OFF WE WENT INTO THE WILD BLUE YONDER OF HIGHER EDUCATION 67 YEARS AGO TODAY

With the stroke of his pen on this day in 1954, President Dwight D. Eisenhower signed the United States Air Force Academy into existence.

U.S. Air Force Academy in Colorado.

Plans for the Academy in essence began the moment the Air Force officially became its own branch of the service as part of the National Security Act of 1947.

The Army established its United States Military Academy at West Point, New York in 1802. The United States Naval Academy in Annapolis, Maryland, followed in 1845. Thus, the creation of the Air Force created the need for an aviators’ academy as well.

However, plans literally sat on the tarmac awaiting takeoff until 1949, at which point Defense Secretary James Forrestal appointed a board of military and civilian educators to jumpstart the process. Among them: Eisenhower, the retired U.S. Army general who served as the president of Columbia University in New York at the time, and Robert Stearns, then the president of the University of Colorado. They were asked to create a general system of education for all three academies.

While they developed the curriculum, Air Force Secretary Harold E. Talbot established his own commission aimed at searching for a permanent site for the new Academy campus. Their search covered 580 sites in 45 states before they chose Colorado Springs, a city 70 miles south of Denver. It turned out to be an excellent one because of its proximity to Denver and Lowry Air Force Base.

On April 1, 1954, Eisenhower – now U.S. presidentsigned the bill authorizing the establishment of the Academy he had helped create as a university president.

The Air Force Academy swore in its first class of 306 cadets on July 11, 1955 at Lowry Air Force Base, which served as the Academy’s home for its first three years while construction commenced on the new Air Force Academy at Colorado Springs.

Graduating class of 1980.

The first cadets moved to the new campus in August 1958, and a year later 207 became the first to graduate from the permanent facility.

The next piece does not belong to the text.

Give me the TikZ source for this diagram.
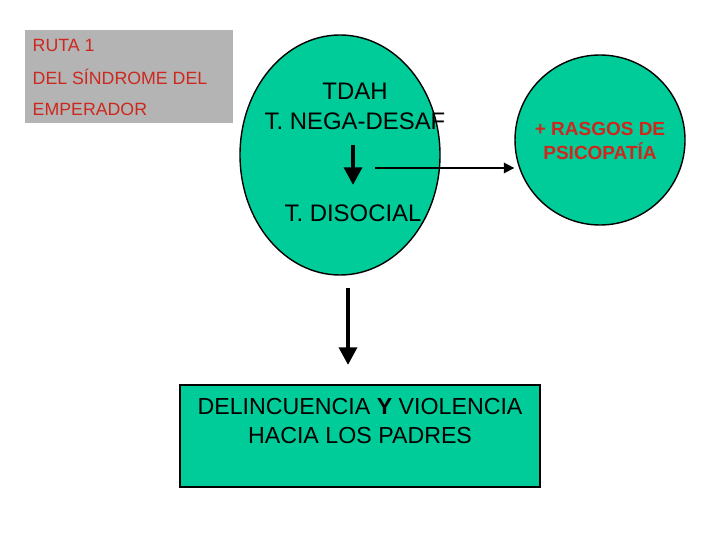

In 1975, President Gerald R. Ford signed legislation allowing women to be admitted to the academics, with the first entering the Air Force Academy in June 1976. The first women graduated in 1980, among them Lieutenant General Michelle Johnson who went onto become the Academy’s first woman superintendent.

Today the Academy is home to more than 4,000 cadets and has graduated more than 50,000 officers since admitting its first class in 1955.